Janus

There are two women who live across the bayou who are both 95 years old. Both of them walk every day. Both of them live alone. But that is where the similarity stops. One is active with the church and is constantly engaged in some church activity, bible class. I remember right after Katrina she told me the reason that we had been spared – those of us right on the bayou – is because of her, with a nod to the Virgin Mary, whose statue is in a grotto on Esplanade Avenue. She told me she went every day to give her thanks after the levees broke.

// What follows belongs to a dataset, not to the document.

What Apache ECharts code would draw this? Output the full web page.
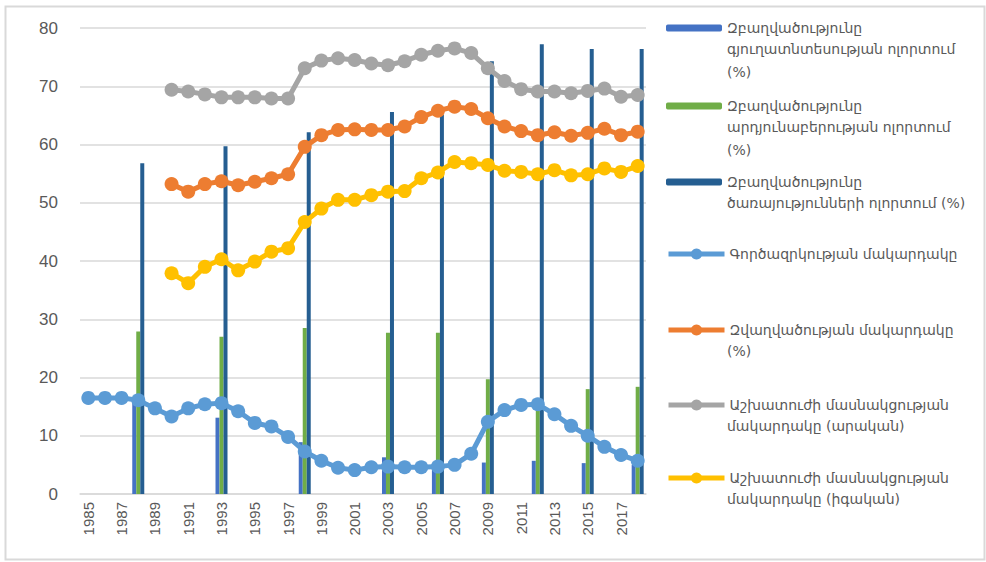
<!DOCTYPE html>
<html>
<head>
<meta charset="utf-8">
<script src="https://cdn.jsdelivr.net/npm/echarts@6/dist/echarts.min.js"></script>
<style>
  html, body { margin: 0; padding: 0; background: #fff; }
  #chart { width: 986px; height: 562px; }
</style>
</head>
<body>
<div id="chart"></div>
<script>
// years on the category axis
var years = [];
for (var y = 1985; y <= 2018; y++) years.push(String(y));

// bars exist only for some years (null = no bar)
var agriShare = [null,null,null,16,null,null,null,null,13.1,null,null,null,null,8.9,null,null,null,null,6.3,null,null,4.5,null,null,5.4,null,null,5.7,null,null,5.3,null,null,5];
var industryShare = [null,null,null,27.9,null,null,null,null,27,null,null,null,null,28.5,null,null,null,null,27.7,null,null,27.7,null,null,19.7,null,null,15,null,null,18,null,null,18.4];
var servicesShare = [null,null,null,56.8,null,null,null,null,59.7,null,null,null,null,62.1,null,null,null,null,65.6,null,null,65.1,null,null,74.3,null,null,77.2,null,null,76.4,null,null,76.4];

var unemployment = [16.5,16.5,16.5,16.1,14.7,13.3,14.7,15.4,15.6,14.2,12.2,11.6,9.8,7.3,5.7,4.5,4.1,4.6,4.7,4.6,4.6,4.7,5.0,6.9,12.4,14.4,15.3,15.4,13.7,11.7,10.0,8.1,6.7,5.7];
var employment = [null,null,null,null,null,53.2,51.9,53.2,53.7,53.0,53.6,54.2,54.9,59.6,61.6,62.5,62.6,62.5,62.5,63.1,64.7,65.8,66.5,66.1,64.5,63.1,62.3,61.6,62.1,61.5,62.0,62.7,61.6,62.2];
var participationMale = [null,null,null,null,null,69.4,69.1,68.6,68.1,68.1,68.1,67.9,67.9,73.1,74.4,74.8,74.5,73.9,73.6,74.3,75.4,76.1,76.5,75.7,73.1,70.9,69.5,69.1,69.1,68.8,69.2,69.6,68.2,68.5];
var participationFemale = [null,null,null,null,null,37.9,36.2,39.0,40.3,38.4,39.9,41.6,42.2,46.7,49.0,50.5,50.5,51.3,51.9,52.0,54.2,55.2,57.0,56.8,56.5,55.5,55.3,54.9,55.6,54.7,54.9,55.9,55.3,56.3];

var names = [
  "Զբաղվածությունը\nգյուղատնտեսության ոլորտում\n(%)",
  "Զբաղվածությունը\nարդյունաբերության ոլորտում\n(%)",
  "Զբաղվածությունը\nծառայությունների ոլորտում (%)",
  "Գործազրկության մակարդակը",
  "Զվաղվածության մակարդակը\n(%)",
  "Աշխատուժի մասնակցության\nմակարդակը (արական)",
  "Աշխատուժի մասնակցության\nմակարդակը (իգական)"
];
var colors = ["#4472C4", "#70AD47", "#255E91", "#5B9BD5", "#ED7D31", "#A5A5A5", "#FFC000"];
var iconY = [28, 106, 182, 254, 330, 405, 478];

var lineH = 23;
var legendFont = { color: "#595959", fontSize: 14, fontFamily: "DejaVu Sans" };

// one legend per series: first line of the name next to the icon,
// the rest of the name as plain text under it
var legends = [];
var extraText = [];
names.forEach(function (n, i) {
  var isBar = i < 3;
  var parts = n.split("\n");
  legends.push({
    data: [{
      name: n,
      itemStyle: { color: colors[i] },
      lineStyle: { color: colors[i], width: 5 }
    }],
    left: 666,
    top: iconY[i] - 9,
    padding: 0,
    itemWidth: 56,
    itemHeight: isBar ? 7 : 14,
    selectedMode: false,
    formatter: function (name) { return name.split("\n")[0]; },
    textStyle: Object.assign({ lineHeight: 18 }, legendFont)
  });
  for (var k = 1; k < parts.length; k++) {
    extraText.push({
      type: "text", left: 727, top: iconY[i] + k * lineH - 9,
      style: { text: parts[k], fill: legendFont.color, fontSize: 14, fontFamily: "DejaVu Sans" },
      silent: true
    });
  }
});

function barSeries(i, data) {
  return {
    name: names[i], type: "bar", data: data,
    barWidth: 4, barGap: "0%",
    itemStyle: { color: colors[i] }
  };
}
function lineSeries(i, data) {
  return {
    name: names[i], type: "line", data: data,
    symbol: "circle", symbolSize: 14, showAllSymbol: true,
    lineStyle: { color: colors[i], width: 5 },
    itemStyle: { color: colors[i] },
    z: 3
  };
}

var chart = echarts.init(document.getElementById("chart"), null, { renderer: "svg" });
chart.setOption({
  animation: false,
  color: colors,
  grid: { left: 80, right: 340, top: 28, bottom: 68 },
  legend: legends,
  graphic: [{
    type: "rect", shape: { x: 5.5, y: 6.5, width: 979, height: 553 },
    style: { fill: "none", stroke: "#D9D9D9", lineWidth: 2 }, silent: true
  }].concat(extraText),
  xAxis: {
    type: "category", data: years,
    axisTick: { show: false },
    axisLine: { lineStyle: { color: "#D9D9D9", width: 1.5 } },
    axisLabel: { rotate: 90, interval: 1, color: "#595959", fontSize: 15, margin: 8 }
  },
  yAxis: {
    type: "value", min: 0, max: 80, interval: 10,
    axisLine: { show: false }, axisTick: { show: false },
    axisLabel: { color: "#595959", fontSize: 17, margin: 22 },
    splitLine: { lineStyle: { color: "#D9D9D9", width: 1.5 } }
  },
  series: [
    barSeries(0, agriShare),
    barSeries(1, industryShare),
    barSeries(2, servicesShare),
    lineSeries(3, unemployment),
    lineSeries(4, employment),
    lineSeries(5, participationMale),
    lineSeries(6, participationFemale)
  ]
});
</script>
</body>
</html>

I was speaking to the other one recently because she is the one who is always filled with interesting tidbits about being born on the bayou and how it has changed over the years. It’s through my conversations with her that I see a picture of what the bayou looked like at the turn of the last century. So when I asked her if I could interview her, she laughed and said why would anyone be interested in me except for I might live to be 100. She was sporting a new aluminum cane with four legs that the bus driver for the school had given her (it wasn’t as stylish as the wooden cane she normally walked with but seemed more sturdy). She was also wearing a smock that was badly in need of washing and I thought about how the senses are what really confuse you when you’re older. She said, “My mother lived to 103, right next door.”

When I asked to interview the other, she had told me no, she was disinclined to talk to anyone as she had no use for history. She doesn’t want to even engage in small talk about history as she had just told someone from the church. “I’m not one to reminisce, I have no interest in history of any proportion,” she said.